In the absence of this rule of faith, what is it that the Church proclaims? What is the Mystery that we then invite people to enter into? The Mystery comes to us through the rule of faith.

As for Anglicanism not having a unified narrative - what exactly are the Creeds, Prayerbook, and Articles?

Bryan Owen said...

Very well stated, BC!

Equating Anglican comprehensiveness with a strongly articulated openness to theological pluralism and a weakly articulated commitment to theological norms (Creeds, Prayerbook, Articles, etc.) grows tiresome.
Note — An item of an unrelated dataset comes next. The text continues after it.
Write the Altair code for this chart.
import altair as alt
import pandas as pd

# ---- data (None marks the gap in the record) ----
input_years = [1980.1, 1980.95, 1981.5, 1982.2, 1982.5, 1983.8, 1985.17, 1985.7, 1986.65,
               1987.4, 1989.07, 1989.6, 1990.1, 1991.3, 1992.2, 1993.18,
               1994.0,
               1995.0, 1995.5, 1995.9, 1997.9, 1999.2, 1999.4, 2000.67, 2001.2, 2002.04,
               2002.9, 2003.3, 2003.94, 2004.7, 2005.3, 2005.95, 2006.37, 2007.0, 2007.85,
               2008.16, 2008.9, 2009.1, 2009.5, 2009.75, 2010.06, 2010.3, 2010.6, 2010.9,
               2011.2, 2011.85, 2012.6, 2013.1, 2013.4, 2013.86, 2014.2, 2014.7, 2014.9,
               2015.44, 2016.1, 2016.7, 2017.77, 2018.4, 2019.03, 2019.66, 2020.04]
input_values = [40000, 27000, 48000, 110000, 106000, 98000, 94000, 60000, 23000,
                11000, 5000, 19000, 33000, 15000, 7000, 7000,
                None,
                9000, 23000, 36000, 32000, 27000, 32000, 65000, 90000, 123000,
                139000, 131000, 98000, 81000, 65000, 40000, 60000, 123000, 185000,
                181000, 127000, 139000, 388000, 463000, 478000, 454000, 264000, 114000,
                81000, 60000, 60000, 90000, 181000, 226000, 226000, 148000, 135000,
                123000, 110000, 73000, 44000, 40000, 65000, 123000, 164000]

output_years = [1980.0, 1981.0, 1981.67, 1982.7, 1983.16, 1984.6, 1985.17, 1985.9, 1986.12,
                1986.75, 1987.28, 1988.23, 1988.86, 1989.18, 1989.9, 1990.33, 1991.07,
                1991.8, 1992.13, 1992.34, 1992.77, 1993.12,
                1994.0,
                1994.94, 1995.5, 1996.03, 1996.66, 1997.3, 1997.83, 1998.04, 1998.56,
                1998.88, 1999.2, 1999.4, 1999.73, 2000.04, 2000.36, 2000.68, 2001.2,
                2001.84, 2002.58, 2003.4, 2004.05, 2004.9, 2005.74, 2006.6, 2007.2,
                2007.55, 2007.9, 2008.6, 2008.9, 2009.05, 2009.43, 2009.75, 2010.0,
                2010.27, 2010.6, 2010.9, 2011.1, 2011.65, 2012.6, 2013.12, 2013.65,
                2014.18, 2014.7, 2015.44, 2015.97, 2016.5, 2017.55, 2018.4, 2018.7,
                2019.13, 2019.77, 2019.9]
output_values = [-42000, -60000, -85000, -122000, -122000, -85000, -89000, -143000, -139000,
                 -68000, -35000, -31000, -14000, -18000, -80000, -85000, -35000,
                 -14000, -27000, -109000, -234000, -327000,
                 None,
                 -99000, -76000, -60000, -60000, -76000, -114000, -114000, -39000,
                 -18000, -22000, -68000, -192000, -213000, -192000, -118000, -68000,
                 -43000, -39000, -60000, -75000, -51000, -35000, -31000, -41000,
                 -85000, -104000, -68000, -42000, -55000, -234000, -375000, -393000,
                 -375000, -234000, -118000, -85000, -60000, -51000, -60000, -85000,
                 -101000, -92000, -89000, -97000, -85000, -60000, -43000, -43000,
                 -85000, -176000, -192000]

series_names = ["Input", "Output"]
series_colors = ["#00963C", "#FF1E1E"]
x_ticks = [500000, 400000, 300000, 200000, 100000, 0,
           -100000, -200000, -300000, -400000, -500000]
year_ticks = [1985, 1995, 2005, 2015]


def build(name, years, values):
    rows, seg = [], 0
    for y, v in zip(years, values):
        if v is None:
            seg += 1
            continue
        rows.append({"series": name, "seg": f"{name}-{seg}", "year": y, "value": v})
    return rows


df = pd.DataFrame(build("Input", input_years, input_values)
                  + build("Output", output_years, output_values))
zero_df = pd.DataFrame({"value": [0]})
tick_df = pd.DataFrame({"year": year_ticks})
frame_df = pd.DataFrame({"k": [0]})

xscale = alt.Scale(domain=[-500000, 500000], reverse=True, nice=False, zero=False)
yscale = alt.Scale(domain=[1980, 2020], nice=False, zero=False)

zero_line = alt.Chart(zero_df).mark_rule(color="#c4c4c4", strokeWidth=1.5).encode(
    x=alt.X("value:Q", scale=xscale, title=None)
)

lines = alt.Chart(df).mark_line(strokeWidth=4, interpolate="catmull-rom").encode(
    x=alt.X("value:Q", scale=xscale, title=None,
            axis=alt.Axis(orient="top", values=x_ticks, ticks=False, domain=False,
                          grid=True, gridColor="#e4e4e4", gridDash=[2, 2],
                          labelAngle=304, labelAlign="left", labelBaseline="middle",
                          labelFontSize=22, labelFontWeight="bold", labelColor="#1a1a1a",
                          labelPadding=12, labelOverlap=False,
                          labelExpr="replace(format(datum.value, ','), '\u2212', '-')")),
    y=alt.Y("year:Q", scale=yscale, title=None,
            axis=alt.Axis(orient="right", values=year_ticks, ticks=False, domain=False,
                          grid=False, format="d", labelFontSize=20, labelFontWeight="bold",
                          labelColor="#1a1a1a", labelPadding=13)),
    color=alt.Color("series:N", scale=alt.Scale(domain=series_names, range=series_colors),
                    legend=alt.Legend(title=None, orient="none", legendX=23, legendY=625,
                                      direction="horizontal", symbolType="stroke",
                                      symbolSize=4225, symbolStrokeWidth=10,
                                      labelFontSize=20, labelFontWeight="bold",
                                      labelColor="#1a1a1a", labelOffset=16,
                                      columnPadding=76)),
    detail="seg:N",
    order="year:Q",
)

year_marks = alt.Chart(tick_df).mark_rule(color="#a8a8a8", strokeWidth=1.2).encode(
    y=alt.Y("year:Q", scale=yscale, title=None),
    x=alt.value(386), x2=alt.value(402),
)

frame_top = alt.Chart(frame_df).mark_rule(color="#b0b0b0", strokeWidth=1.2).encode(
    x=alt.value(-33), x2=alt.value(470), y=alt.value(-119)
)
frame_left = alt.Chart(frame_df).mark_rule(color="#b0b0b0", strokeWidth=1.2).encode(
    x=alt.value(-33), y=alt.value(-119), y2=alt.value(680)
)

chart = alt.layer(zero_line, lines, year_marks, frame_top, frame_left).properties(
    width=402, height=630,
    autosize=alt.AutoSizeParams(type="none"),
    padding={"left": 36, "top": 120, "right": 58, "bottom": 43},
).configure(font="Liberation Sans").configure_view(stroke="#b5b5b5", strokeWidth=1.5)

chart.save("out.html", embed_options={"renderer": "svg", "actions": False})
Perhaps it's worth asking the question: what is the payoff in construing Anglicanism in that way?

C. Wingate said...

Considering the "unified narrative" insisted on concerning ECUSA polity, that's another ironic line.

Bryan Owen said...

Thank you, C. Wingate. The ironies abound.

Bryan Hunter said...

So, let me see if I have this right: The good dean asserts that the church is big enough to accommodate traditionalists (I assume by that he means orthodox believers) and progressives (and by that I assume he means heterodox unitarians), but just not The Episcopal Church, which will not rest until it purges itself of all orthodox believers.

Then "A mature, open community can live with multiple narratives." This is the kind of Episcobabel that is full of sound and fury, signifying nothing. This is the same kind of meaningless nonsense that literally drove me out of pursuing a PhD in literature.

The Underground Pewster said...

This kind of meaningless nonsense is what I call "burying the Resurrection with words."